A segunda questão se refere à política de comércio exterior. Ninguém pode se sentir confortável quando o ministro Dornelles parece disposto a dar proteção a qualquer setor da indústria que peça proteção a ele. A indústria de brinquedos pede proteção e ele logo diz: "está aqui".
Essa política não está de acordo nem com o velho Consenso de Washington nem com nada que qualquer economista em Washington agora considere razoável. Essas são as duas diferenças mais concretas que me vêm à mente entre o que o Brasil está fazendo e as recomendações que eu estou articulando.
Folha - Mas a política de câmbio, parece, está mais ou menos de acordo com o que sr. julga recomendável?
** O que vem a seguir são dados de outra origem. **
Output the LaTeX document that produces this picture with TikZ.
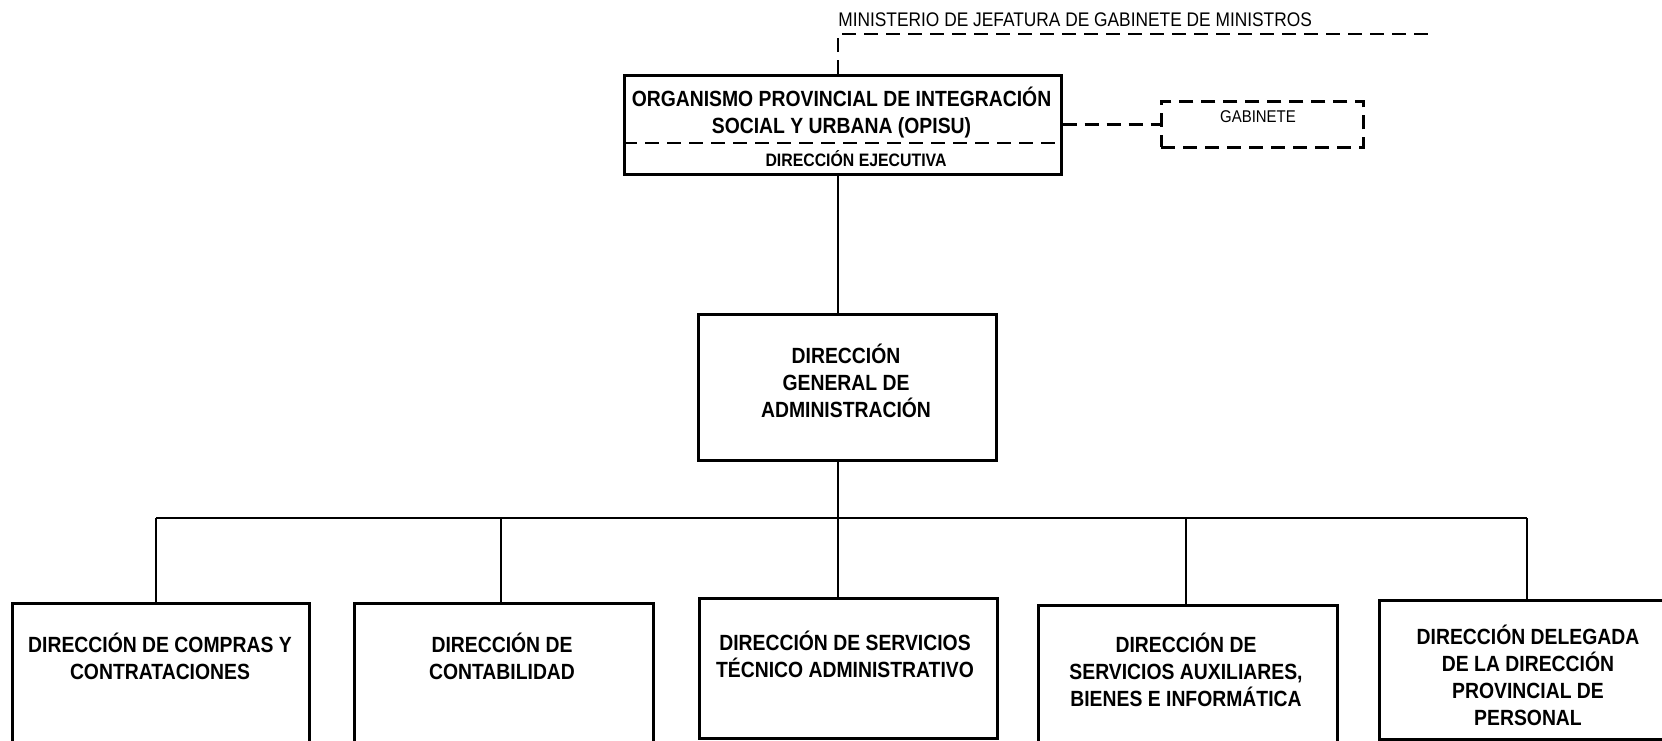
\documentclass[tikz,border=0pt]{standalone}
\usepackage{fontspec}
\setmainfont{Liberation Sans}
\newfontfamily\nar[FakeStretch=0.88]{Liberation Sans}
\begin{document}
\begin{tikzpicture}[x=1pt,y=-1pt,
  line width=2.6pt,
  boxst/.style={draw, rectangle, inner sep=0pt, anchor=north west, line width=2.6pt},
  dsh/.style={dash pattern=on 14pt off 8pt, line width=2.6pt},
  btxt/.style={font={\nar\bfseries\fontsize{22}{27}\selectfont}, align=center, inner sep=0pt},
  stxt/.style={font={\nar\bfseries\fontsize{18}{22}\selectfont}, align=center, inner sep=0pt},
  rtxt/.style={font={\nar\fontsize{#1}{#1}\selectfont}, inner sep=0pt}]
\fill[white] (0,0) rectangle (1662,740);
\clip (0,0) rectangle (1662,740);

% top organism
\node[boxst, minimum width=437, minimum height=99] (opisu) at (623,74) {};
\coordinate (dv) at (0,143);
\draw[dsh] (opisu.west |- dv) -- (opisu.east |- dv);
\node[btxt] (opt) at (841.5,113) {ORGANISMO PROVINCIAL DE INTEGRACIÓN\\SOCIAL Y URBANA (OPISU)};
\node[stxt] (ejec) at (856,159) {DIRECCIÓN EJECUTIVA};

% ministerio
\node[rtxt=19.7, anchor=west] (min) at (837,20) {MINISTERIO DE JEFATURA DE GABINETE DE MINISTROS};
\coordinate (spine) at (838,0);
\coordinate (mcorner) at (838,34);
\coordinate (mend) at (1432,34);
\draw[dsh] (spine |- opisu.north) -- (mcorner) -- (mend);

% gabinete
\node[boxst, dsh, minimum width=202, minimum height=46] (gab) at (1160,100) {};
\node[rtxt=17] (gabt) at (1258,117) {GABINETE};
\draw[dsh] (opisu.east |- gab.west) -- (gab.west);

% DGA
\node[boxst, minimum width=298, minimum height=146] (dga) at (697,313) {};
\node[btxt] (dgat) at (846,381) {DIRECCIÓN\\GENERAL DE\\ADMINISTRACIÓN};

% bus
\coordinate (d1) at (156,518);
\coordinate (d2) at (501,518);
\coordinate (d3) at (838,518);
\coordinate (d4) at (1186,518);
\coordinate (d5) at (1527,518);
\draw (spine |- opisu.south) -- (spine |- dga.north);
\draw (spine |- dga.south) -- (d3);
\draw (d1) -- (d5);

% bottom boxes
\node[boxst, minimum width=297, minimum height=160] (b1) at (11,602) {};
\node[boxst, minimum width=299, minimum height=160] (b2) at (353,602) {};
\node[boxst, minimum width=298, minimum height=140] (b3) at (698,597) {};
\node[boxst, minimum width=299, minimum height=160] (b4) at (1037,604) {};
\node[boxst, minimum width=302, minimum height=139] (b5) at (1378,599) {};

\draw (d1) -- (d1 |- b1.north);
\draw (d2) -- (d2 |- b2.north);
\draw (d3) -- (d3 |- b3.north);
\draw (d4) -- (d4 |- b4.north);
\draw (d5) -- (d5 |- b5.north);

\node[btxt] (t1) at (160,656) {DIRECCIÓN DE COMPRAS Y\\CONTRATACIONES};
\node[btxt] (t2) at (502,656) {DIRECCIÓN DE\\CONTABILIDAD};
\node[btxt] (t3) at (845,654) {DIRECCIÓN DE SERVICIOS\\TÉCNICO ADMINISTRATIVO};
\node[btxt] (t4) at (1186,670) {DIRECCIÓN DE\\SERVICIOS AUXILIARES,\\BIENES E INFORMÁTICA};
\node[btxt] (t5) at (1528,675) {DIRECCIÓN DELEGADA\\DE LA DIRECCIÓN\\PROVINCIAL DE\\PERSONAL};
\end{tikzpicture}
\end{document}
Williamson - Bem, você não pode fazer muito com a política de câmbio quando a política fiscal está em desordem e quando as taxas de juros são muito altas como no caso brasileiro.
Isso impede uma política de câmbio apropriada. Eu não acho que o governo brasileiro esteja mantendo alta a taxa de câmbio de maneira artificial como fez o México. O Brasil ainda está conseguindo reservas. Mas a tendência é que é preocupante. No entanto, não creio que alguém possa fazer qualquer coisa na política de câmbio se não houver as mudanças necessárias na política fiscal.
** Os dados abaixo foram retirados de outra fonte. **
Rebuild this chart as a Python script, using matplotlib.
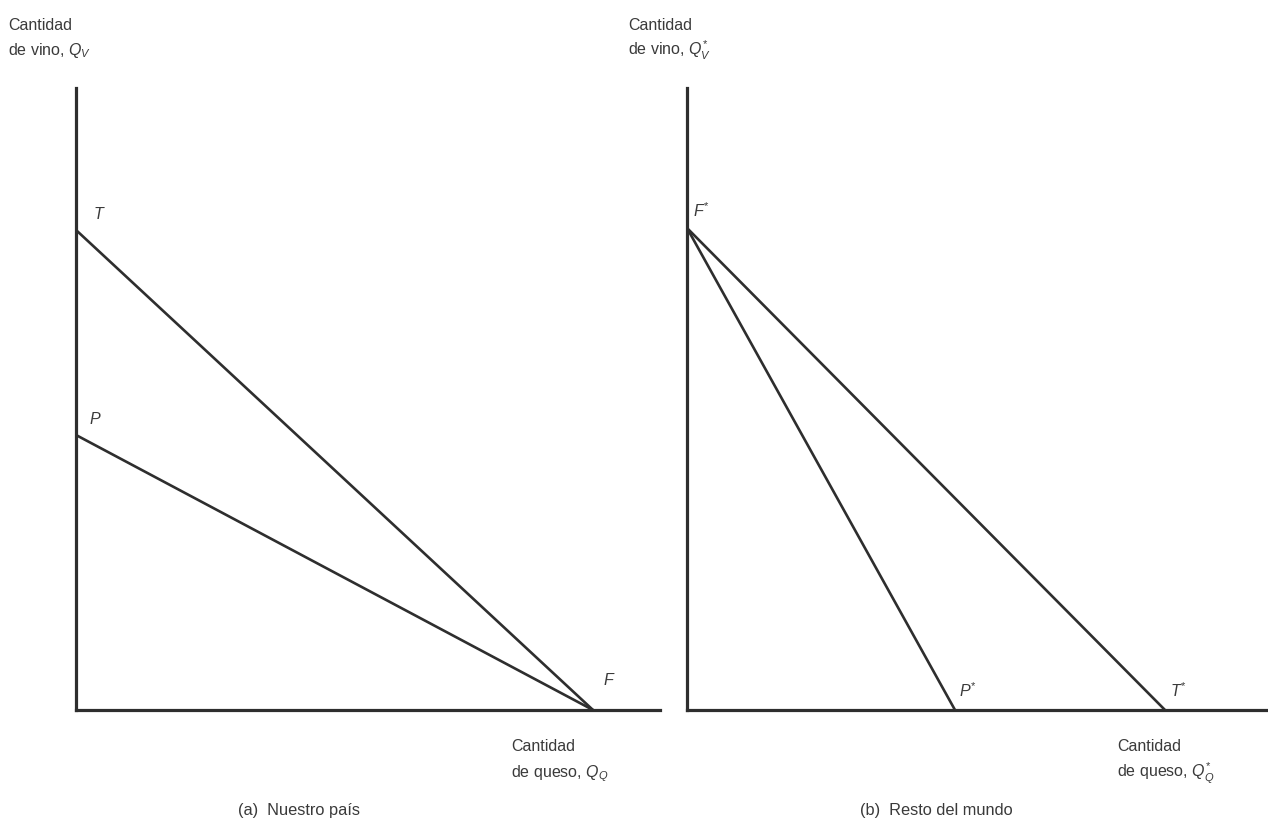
import matplotlib
matplotlib.use("Agg")
import matplotlib.pyplot as plt

plt.rcParams["font.family"] = ["Liberation Sans", "DejaVu Sans"]
plt.rcParams["mathtext.fontset"] = "custom"
plt.rcParams["mathtext.rm"] = "Liberation Sans"
plt.rcParams["mathtext.it"] = "Liberation Sans:italic"

# Production possibility frontiers (P) and trade lines (T), in arbitrary units
home_wine_T = 480      # vertical intercept of the trade line, home
home_wine_P = 275      # vertical intercept of the frontier, home
home_cheese_F = 517    # common horizontal intercept F, home

foreign_wine_F = 482   # common vertical intercept F*, foreign
foreign_cheese_P = 268 # horizontal intercept of the frontier, foreign
foreign_cheese_T = 478 # horizontal intercept of the trade line, foreign

W, H = 1268, 831
fig = plt.figure(figsize=(W / 100, H / 100), dpi=100)
fig.patch.set_facecolor("white")

ink = "#2e2e2e"
txt = "#3a3a3a"


def make_axes(x0, x1, y_top, y_bot):
    ax = fig.add_axes([x0 / W, (H - y_bot) / H, (x1 - x0) / W, (y_bot - y_top) / H])
    ax.set_xlim(0, x1 - x0)
    ax.set_ylim(0, y_bot - y_top)
    for s in ("top", "right"):
        ax.spines[s].set_visible(False)
    for s in ("left", "bottom"):
        ax.spines[s].set_linewidth(2.3)
        ax.spines[s].set_color(ink)
    ax.set_xticks([])
    ax.set_yticks([])
    ax.patch.set_alpha(0)
    return ax


# (a) Home country
axa = make_axes(76, 660, 88, 710)
axa.plot([0, home_cheese_F], [home_wine_T, 0], color=ink, lw=1.9, solid_capstyle="butt")
axa.plot([0, home_cheese_F], [home_wine_P, 0], color=ink, lw=1.9, solid_capstyle="butt")
axa.text(22, home_wine_T + 8, "T", style="italic", fontsize=11.5, color=txt, ha="center", va="bottom")
axa.text(19, home_wine_P + 8, "P", style="italic", fontsize=11.5, color=txt, ha="center", va="bottom")
axa.text(home_cheese_F + 15, 22, "F", style="italic", fontsize=11.5, color=txt, ha="center", va="bottom")

# (b) Rest of the world
axb = make_axes(687, 1268, 88, 710)
axb.plot([0, foreign_cheese_T], [foreign_wine_F, 0], color=ink, lw=1.9, solid_capstyle="butt")
axb.plot([0, foreign_cheese_P], [foreign_wine_F, 0], color=ink, lw=1.9, solid_capstyle="butt")
axb.text(6, foreign_wine_F + 8, r"$F^{*}$", fontsize=11.5, color=txt, ha="left", va="bottom")
axb.text(foreign_cheese_P + 13, 10, r"$P^{*}$", fontsize=11.5, color=txt, ha="center", va="bottom")
axb.text(foreign_cheese_T + 14, 10, r"$T^{*}$", fontsize=11.5, color=txt, ha="center", va="bottom")


def ftext(x, y, s, size=11.5, **kw):
    fig.text(x / W, 1 - y / H, s, fontsize=size, color=txt, **kw)


# Axis titles
ftext(8, 30, "Cantidad", va="baseline")
ftext(8, 55, r"de vino, $Q_V$", va="baseline")
ftext(628, 30, "Cantidad", va="baseline")
ftext(628, 55, r"de vino, $Q^{*}_{V}$", va="baseline")
ftext(511, 751, "Cantidad", va="baseline")
ftext(511, 777, r"de queso, $Q_Q$", va="baseline")
ftext(1117, 751, "Cantidad", va="baseline")
ftext(1117, 777, r"de queso, $Q^{*}_{Q}$", va="baseline")

# Panel captions
ftext(238, 815, "(a)  Nuestro país", size=11.8, va="baseline")
ftext(860, 815, "(b)  Resto del mundo", size=11.8, va="baseline")

fig.savefig("out.png", dpi=100)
Folha - Qual a sua opinião sobre a reforma agrária no Brasil?
Williamson - Pelo menos de uma forma modesta, a questão de tornar menos desigual a distribuição da propriedade rural está colocada na agenda do governo. Para mim, a reforma agrária é inteiramente consistente com as recomendações que faço sobre o direito de propriedade e só pode contribuir para aumentar a equidade no país.
Folha - E sobre a questão ambiental?
Williamson - Curitiba está ganhando atenção mundial e admiração de todos pela maneira inovadora como conseguiu desenvolver um sistema de transporte urbano que é ao mesmo tempo barato, ecológico e eficiente.
Nenhuma outra cidade no mundo havia conseguido isso antes. Curitiba está mostrando o caminho, e eu não vejo nenhuma razão que impeça os outros países da América Latina de seguirem esse caminho.